Vol. 12 「デッド・マン

 このコーナーの連載を始めて一年が経ったが、その間(もちろん好みによって分かれるものもあるが)自分なりに面白いと思い、とりあえず他の人にも勧められると思った作品を紹介してきたつもりである。しかし、今回の「デッド・マン」については、決して作品の質が低いわけではないものの、どんな人にでも勧められるようないわゆる観て面白い映画ではないことをあらかじめ断っておきたい。

 とりあえず、どんな話かという事を説明しておくと、1870年頃、アメリカの西部にあるとある街に職を求めてやって来た会計士の青年が、ひょんな事から人を殺してしまった為に賞金稼ぎに狙われることになってしまう。生き延びる為に必死に山の中を逃げている内に一人のインディアンと出会った彼は、そのインディアンに助けられながらひたすら逃げ続け、最後は…というストーリーである。全編のほとんどは、西部の山の中を逃げ続ける主人公のウィリアム・ブレイクとそれをしつこく追い続ける殺し屋のシーンがひたすら淡々と続くだけ。はっきり言って娯楽性は無いに等しいと言っても良いし、多分、観ているうちに寝てしまう人も多いと思う。(私自身、それをある程度覚悟してそれなりに体調を整えて観に行ったつもりだったが、それでも途中、危うくなりそうだった)しかし、じゃあ内容がない駄作かというとそんなことはなく、上にも書いたように映画としての質や完成度はとても高い(と思う)作品である。

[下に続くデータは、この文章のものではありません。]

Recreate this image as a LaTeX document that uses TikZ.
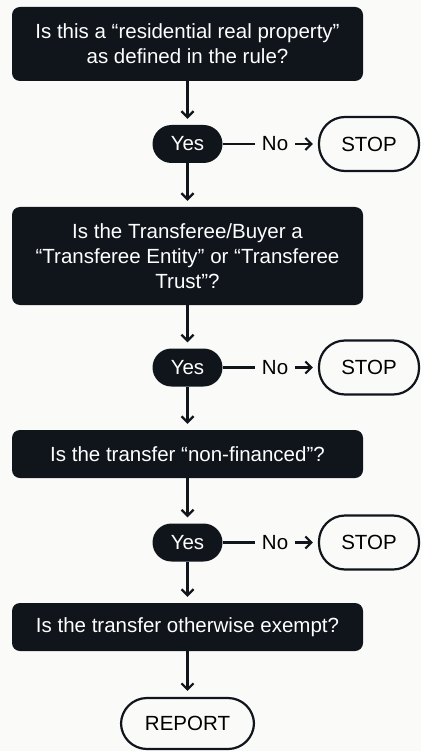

 この作品の脚本を書き、監督もしているジム・ジャームッシュがこの映画の中で表現しようとしているものは、人間の死や自然との関わりといったことである。例えば、この作品の中に登場するインディアンは、従来のいわゆる「西部劇」に登場する野蛮な悪役としてのそれではなく、自然との関わりを深く持ち、神秘的でむしろ尊敬できる存在として描かれていて、この作品のキーワードとなる人物である。また、この作品は全編モノクロで撮影されているのだが、これによって西部の山が見慣れた荒野から一種幻想的な空間となり、人間の死というある意味で非常に抽象的なテーマを表現すのに非常に効果的に使われている。そして、さらにそれに輪をかけるように観るものに不思議な感覚を与えるのが、作中で流れる音楽である。延々と繰り返されるニール・ヤングによるギター・ソロだけのBGMは、既に初めから劇伴としての音楽ではなくなっていて、その印象的なフレーズは聞き慣れないうちは多少不快ですらある。しかし、それがいつの間にか麻薬のようにジワジワと体に浸透してきて、気が付くと劇場を出てからも頭の中で鳴っていたりする不思議な音楽である。

 そもそも、私がこの作品を観に行った理由は、「ミステリー・トレイン」や「ナイト・オン・ザ・プラネット」のジム・ジャームッシュの新作だからであった。ジム・ジャームッシュの作品は、(少なくとも私が観た限りでは)どれも割と淡々と進み、特に大きな盛り上がりもなく終わるので一見単調にも見えるのだが、その中にちょっとしたユーモアや人間の悲哀といったものが細かく入っていて、そこが一つの魅力となっている。ただ、今回の作品ではそこからさらに一歩踏み込んで、人間の根源的な部分をテーマにしているという点で、一つの転換期の作品という印象も受けた。